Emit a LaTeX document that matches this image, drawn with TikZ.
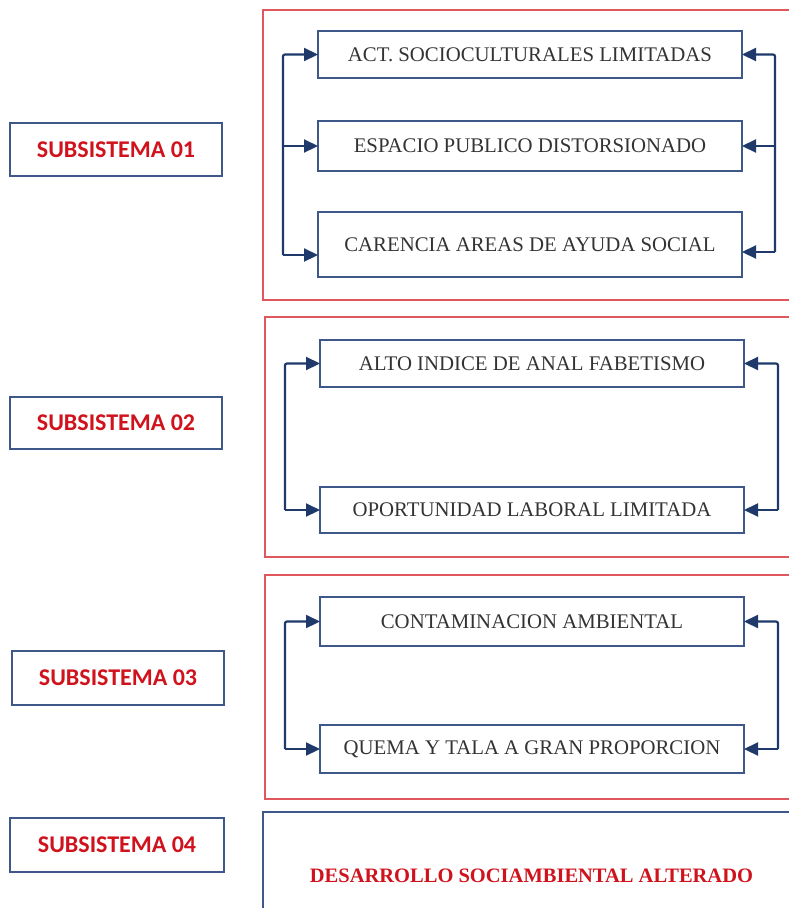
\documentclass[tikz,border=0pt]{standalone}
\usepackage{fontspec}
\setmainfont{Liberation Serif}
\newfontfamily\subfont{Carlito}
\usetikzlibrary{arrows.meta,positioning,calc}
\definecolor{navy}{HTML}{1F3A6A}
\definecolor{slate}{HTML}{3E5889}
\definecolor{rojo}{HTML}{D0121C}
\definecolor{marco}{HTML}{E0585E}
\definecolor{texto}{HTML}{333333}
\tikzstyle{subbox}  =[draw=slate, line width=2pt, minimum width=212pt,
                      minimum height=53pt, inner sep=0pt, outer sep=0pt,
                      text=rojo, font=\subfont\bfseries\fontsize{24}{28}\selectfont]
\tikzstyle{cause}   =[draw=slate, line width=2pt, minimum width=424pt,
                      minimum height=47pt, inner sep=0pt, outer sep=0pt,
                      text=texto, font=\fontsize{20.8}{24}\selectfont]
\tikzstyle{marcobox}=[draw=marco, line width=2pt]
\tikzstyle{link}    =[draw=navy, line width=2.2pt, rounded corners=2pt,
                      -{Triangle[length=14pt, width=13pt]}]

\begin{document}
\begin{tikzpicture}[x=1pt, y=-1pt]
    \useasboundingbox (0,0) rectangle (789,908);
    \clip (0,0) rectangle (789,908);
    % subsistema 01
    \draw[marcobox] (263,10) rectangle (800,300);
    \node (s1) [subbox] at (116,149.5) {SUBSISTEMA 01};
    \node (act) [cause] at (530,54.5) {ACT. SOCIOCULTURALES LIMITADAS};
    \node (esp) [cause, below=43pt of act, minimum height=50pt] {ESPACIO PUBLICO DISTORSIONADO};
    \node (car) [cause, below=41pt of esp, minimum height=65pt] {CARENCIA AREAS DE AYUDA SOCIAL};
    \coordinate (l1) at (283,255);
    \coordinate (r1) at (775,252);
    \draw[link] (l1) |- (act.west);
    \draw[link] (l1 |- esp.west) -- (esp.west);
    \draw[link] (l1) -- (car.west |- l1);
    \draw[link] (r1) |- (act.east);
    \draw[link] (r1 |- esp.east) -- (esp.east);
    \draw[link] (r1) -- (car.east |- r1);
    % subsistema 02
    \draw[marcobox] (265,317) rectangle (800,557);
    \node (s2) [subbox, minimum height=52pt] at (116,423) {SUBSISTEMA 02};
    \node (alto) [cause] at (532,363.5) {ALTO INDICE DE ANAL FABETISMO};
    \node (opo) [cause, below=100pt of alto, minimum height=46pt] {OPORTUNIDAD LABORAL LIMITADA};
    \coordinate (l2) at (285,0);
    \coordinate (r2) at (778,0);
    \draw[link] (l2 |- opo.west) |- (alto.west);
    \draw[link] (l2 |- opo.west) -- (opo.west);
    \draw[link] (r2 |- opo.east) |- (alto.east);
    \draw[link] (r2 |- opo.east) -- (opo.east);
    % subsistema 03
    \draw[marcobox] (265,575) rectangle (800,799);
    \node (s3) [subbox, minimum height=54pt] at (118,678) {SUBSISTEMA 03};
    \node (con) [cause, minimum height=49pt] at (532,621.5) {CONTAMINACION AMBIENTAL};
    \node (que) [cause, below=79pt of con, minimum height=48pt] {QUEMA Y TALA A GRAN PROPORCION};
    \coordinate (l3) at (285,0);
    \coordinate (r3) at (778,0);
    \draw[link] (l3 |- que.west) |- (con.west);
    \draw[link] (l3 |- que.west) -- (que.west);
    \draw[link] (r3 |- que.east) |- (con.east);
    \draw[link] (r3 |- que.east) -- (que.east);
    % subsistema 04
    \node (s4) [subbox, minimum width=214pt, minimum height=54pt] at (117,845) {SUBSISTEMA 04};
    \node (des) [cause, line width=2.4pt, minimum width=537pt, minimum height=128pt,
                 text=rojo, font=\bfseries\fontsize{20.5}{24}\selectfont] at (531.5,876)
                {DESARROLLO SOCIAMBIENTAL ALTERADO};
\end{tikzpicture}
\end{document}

## Problem description
Give every line above again exactly, with no pictures.

## Solution to the problem
Emit a LaTeX document that matches this image, drawn with TikZ.
\documentclass[tikz,border=0pt]{standalone}
\usepackage{fontspec}
\setmainfont{Liberation Serif}
\newfontfamily\subfont{Carlito}
\usetikzlibrary{arrows.meta,positioning,calc}
\definecolor{navy}{HTML}{1F3A6A}
\definecolor{slate}{HTML}{3E5889}
\definecolor{rojo}{HTML}{D0121C}
\definecolor{marco}{HTML}{E0585E}
\definecolor{texto}{HTML}{333333}
\tikzstyle{subbox}  =[draw=slate, line width=2pt, minimum width=212pt,
                      minimum height=53pt, inner sep=0pt, outer sep=0pt,
                      text=rojo, font=\subfont\bfseries\fontsize{24}{28}\selectfont]
\tikzstyle{cause}   =[draw=slate, line width=2pt, minimum width=424pt,
                      minimum height=47pt, inner sep=0pt, outer sep=0pt,
                      text=texto, font=\fontsize{20.8}{24}\selectfont]
\tikzstyle{marcobox}=[draw=marco, line width=2pt]
\tikzstyle{link}    =[draw=navy, line width=2.2pt, rounded corners=2pt,
                      -{Triangle[length=14pt, width=13pt]}]

\begin{document}
\begin{tikzpicture}[x=1pt, y=-1pt]
    \useasboundingbox (0,0) rectangle (789,908);
    \clip (0,0) rectangle (789,908);
    % subsistema 01
    \draw[marcobox] (263,10) rectangle (800,300);
    \node (s1) [subbox] at (116,149.5) {SUBSISTEMA 01};
    \node (act) [cause] at (530,54.5) {ACT. SOCIOCULTURALES LIMITADAS};
    \node (esp) [cause, below=43pt of act, minimum height=50pt] {ESPACIO PUBLICO DISTORSIONADO};
    \node (car) [cause, below=41pt of esp, minimum height=65pt] {CARENCIA AREAS DE AYUDA SOCIAL};
    \coordinate (l1) at (283,255);
    \coordinate (r1) at (775,252);
    \draw[link] (l1) |- (act.west);
    \draw[link] (l1 |- esp.west) -- (esp.west);
    \draw[link] (l1) -- (car.west |- l1);
    \draw[link] (r1) |- (act.east);
    \draw[link] (r1 |- esp.east) -- (esp.east);
    \draw[link] (r1) -- (car.east |- r1);
    % subsistema 02
    \draw[marcobox] (265,317) rectangle (800,557);
    \node (s2) [subbox, minimum height=52pt] at (116,423) {SUBSISTEMA 02};
    \node (alto) [cause] at (532,363.5) {ALTO INDICE DE ANAL FABETISMO};
    \node (opo) [cause, below=100pt of alto, minimum height=46pt] {OPORTUNIDAD LABORAL LIMITADA};
    \coordinate (l2) at (285,0);
    \coordinate (r2) at (778,0);
    \draw[link] (l2 |- opo.west) |- (alto.west);
    \draw[link] (l2 |- opo.west) -- (opo.west);
    \draw[link] (r2 |- opo.east) |- (alto.east);
    \draw[link] (r2 |- opo.east) -- (opo.east);
    % subsistema 03
    \draw[marcobox] (265,575) rectangle (800,799);
    \node (s3) [subbox, minimum height=54pt] at (118,678) {SUBSISTEMA 03};
    \node (con) [cause, minimum height=49pt] at (532,621.5) {CONTAMINACION AMBIENTAL};
    \node (que) [cause, below=79pt of con, minimum height=48pt] {QUEMA Y TALA A GRAN PROPORCION};
    \coordinate (l3) at (285,0);
    \coordinate (r3) at (778,0);
    \draw[link] (l3 |- que.west) |- (con.west);
    \draw[link] (l3 |- que.west) -- (que.west);
    \draw[link] (r3 |- que.east) |- (con.east);
    \draw[link] (r3 |- que.east) -- (que.east);
    % subsistema 04
    \node (s4) [subbox, minimum width=214pt, minimum height=54pt] at (117,845) {SUBSISTEMA 04};
    \node (des) [cause, line width=2.4pt, minimum width=537pt, minimum height=128pt,
                 text=rojo, font=\bfseries\fontsize{20.5}{24}\selectfont] at (531.5,876)
                {DESARROLLO SOCIAMBIENTAL ALTERADO};
\end{tikzpicture}
\end{document}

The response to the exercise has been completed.